_WHAT IS BEING ASKED_: Give the entries back exactly, dropping each image.

-- START OF INPUT MATERIAL --

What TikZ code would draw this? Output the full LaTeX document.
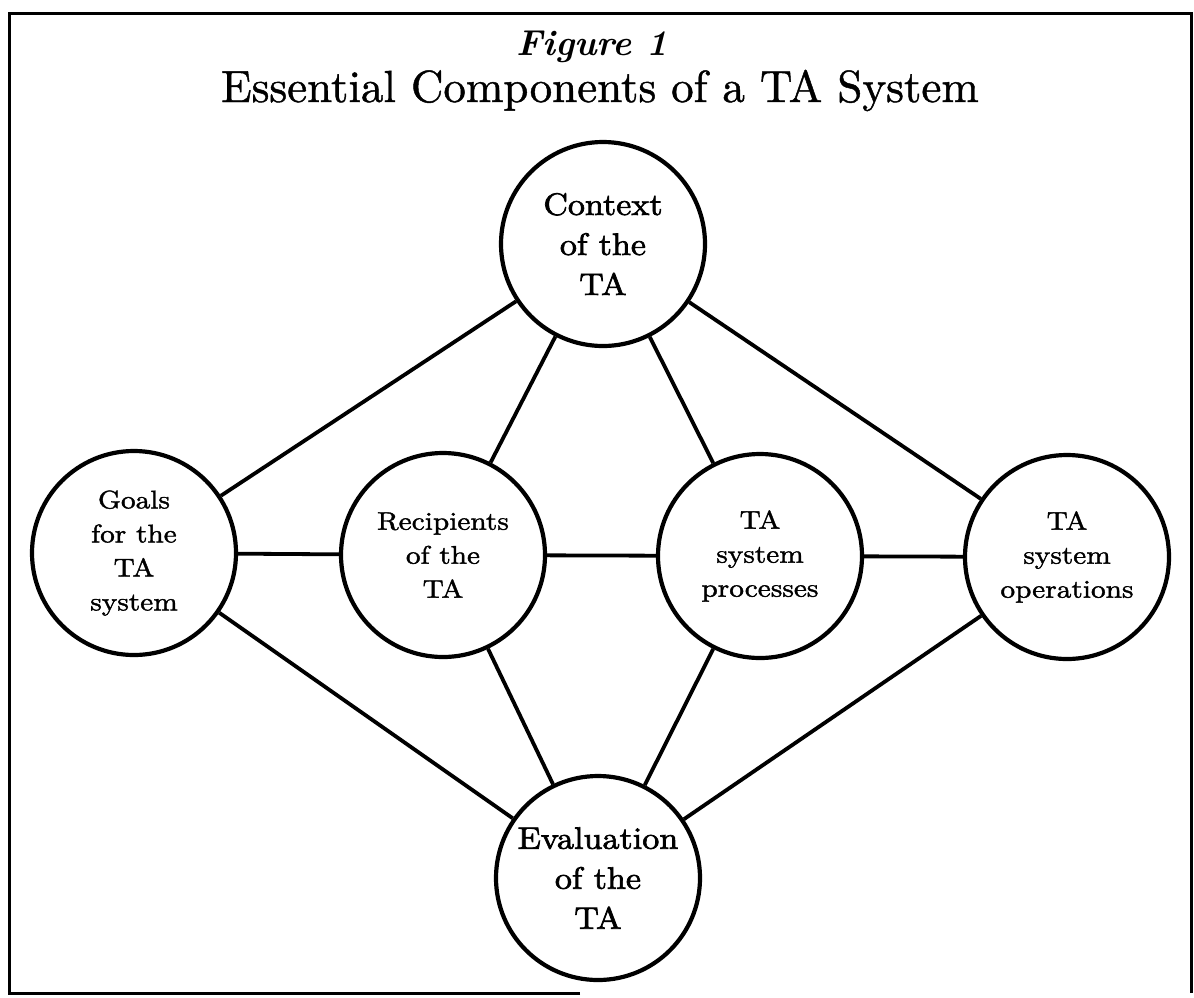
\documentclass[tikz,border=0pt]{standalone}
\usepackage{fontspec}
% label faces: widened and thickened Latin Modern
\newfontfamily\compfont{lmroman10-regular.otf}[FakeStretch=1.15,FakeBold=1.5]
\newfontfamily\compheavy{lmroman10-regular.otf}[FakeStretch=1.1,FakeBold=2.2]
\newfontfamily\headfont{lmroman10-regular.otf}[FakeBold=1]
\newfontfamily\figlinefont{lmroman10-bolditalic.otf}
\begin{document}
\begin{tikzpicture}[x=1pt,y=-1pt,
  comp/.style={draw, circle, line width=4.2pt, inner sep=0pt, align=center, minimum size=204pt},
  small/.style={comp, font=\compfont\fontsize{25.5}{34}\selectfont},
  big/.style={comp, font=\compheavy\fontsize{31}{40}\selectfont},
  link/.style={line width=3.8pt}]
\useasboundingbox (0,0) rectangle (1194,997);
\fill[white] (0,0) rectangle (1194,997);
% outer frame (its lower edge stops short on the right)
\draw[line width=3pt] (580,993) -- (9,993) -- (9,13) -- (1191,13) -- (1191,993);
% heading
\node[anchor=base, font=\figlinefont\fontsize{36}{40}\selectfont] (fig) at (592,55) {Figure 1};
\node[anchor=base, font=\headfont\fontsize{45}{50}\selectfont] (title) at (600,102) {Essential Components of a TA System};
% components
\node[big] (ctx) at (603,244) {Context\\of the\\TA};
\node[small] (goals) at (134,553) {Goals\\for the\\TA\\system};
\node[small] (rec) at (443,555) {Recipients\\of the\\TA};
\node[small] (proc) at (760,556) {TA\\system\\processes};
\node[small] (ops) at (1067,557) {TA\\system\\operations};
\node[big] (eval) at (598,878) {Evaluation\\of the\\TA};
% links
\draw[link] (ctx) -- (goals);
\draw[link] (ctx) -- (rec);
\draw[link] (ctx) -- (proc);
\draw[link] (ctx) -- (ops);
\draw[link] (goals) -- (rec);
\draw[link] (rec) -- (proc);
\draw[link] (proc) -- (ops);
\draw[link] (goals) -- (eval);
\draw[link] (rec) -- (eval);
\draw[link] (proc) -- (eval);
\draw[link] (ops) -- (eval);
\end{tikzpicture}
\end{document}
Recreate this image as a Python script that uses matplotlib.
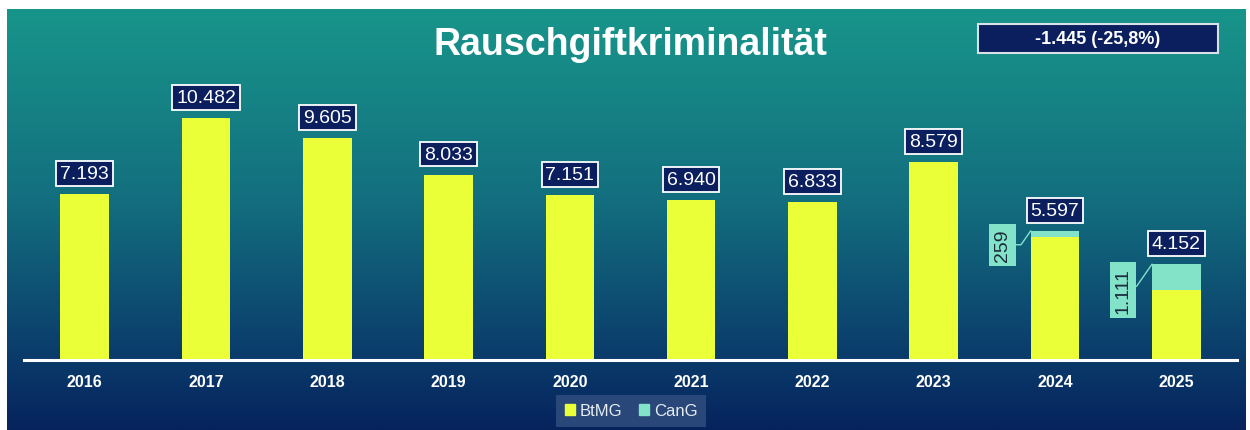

-- END OF INPUT MATERIAL --

_FULL OUTPUT_:
What TikZ code would draw this? Output the full LaTeX document.
\documentclass[tikz,border=0pt]{standalone}
\usepackage{fontspec}
% label faces: widened and thickened Latin Modern
\newfontfamily\compfont{lmroman10-regular.otf}[FakeStretch=1.15,FakeBold=1.5]
\newfontfamily\compheavy{lmroman10-regular.otf}[FakeStretch=1.1,FakeBold=2.2]
\newfontfamily\headfont{lmroman10-regular.otf}[FakeBold=1]
\newfontfamily\figlinefont{lmroman10-bolditalic.otf}
\begin{document}
\begin{tikzpicture}[x=1pt,y=-1pt,
  comp/.style={draw, circle, line width=4.2pt, inner sep=0pt, align=center, minimum size=204pt},
  small/.style={comp, font=\compfont\fontsize{25.5}{34}\selectfont},
  big/.style={comp, font=\compheavy\fontsize{31}{40}\selectfont},
  link/.style={line width=3.8pt}]
\useasboundingbox (0,0) rectangle (1194,997);
\fill[white] (0,0) rectangle (1194,997);
% outer frame (its lower edge stops short on the right)
\draw[line width=3pt] (580,993) -- (9,993) -- (9,13) -- (1191,13) -- (1191,993);
% heading
\node[anchor=base, font=\figlinefont\fontsize{36}{40}\selectfont] (fig) at (592,55) {Figure 1};
\node[anchor=base, font=\headfont\fontsize{45}{50}\selectfont] (title) at (600,102) {Essential Components of a TA System};
% components
\node[big] (ctx) at (603,244) {Context\\of the\\TA};
\node[small] (goals) at (134,553) {Goals\\for the\\TA\\system};
\node[small] (rec) at (443,555) {Recipients\\of the\\TA};
\node[small] (proc) at (760,556) {TA\\system\\processes};
\node[small] (ops) at (1067,557) {TA\\system\\operations};
\node[big] (eval) at (598,878) {Evaluation\\of the\\TA};
% links
\draw[link] (ctx) -- (goals);
\draw[link] (ctx) -- (rec);
\draw[link] (ctx) -- (proc);
\draw[link] (ctx) -- (ops);
\draw[link] (goals) -- (rec);
\draw[link] (rec) -- (proc);
\draw[link] (proc) -- (ops);
\draw[link] (goals) -- (eval);
\draw[link] (rec) -- (eval);
\draw[link] (proc) -- (eval);
\draw[link] (ops) -- (eval);
\end{tikzpicture}
\end{document}
Recreate this image as a Python script that uses matplotlib.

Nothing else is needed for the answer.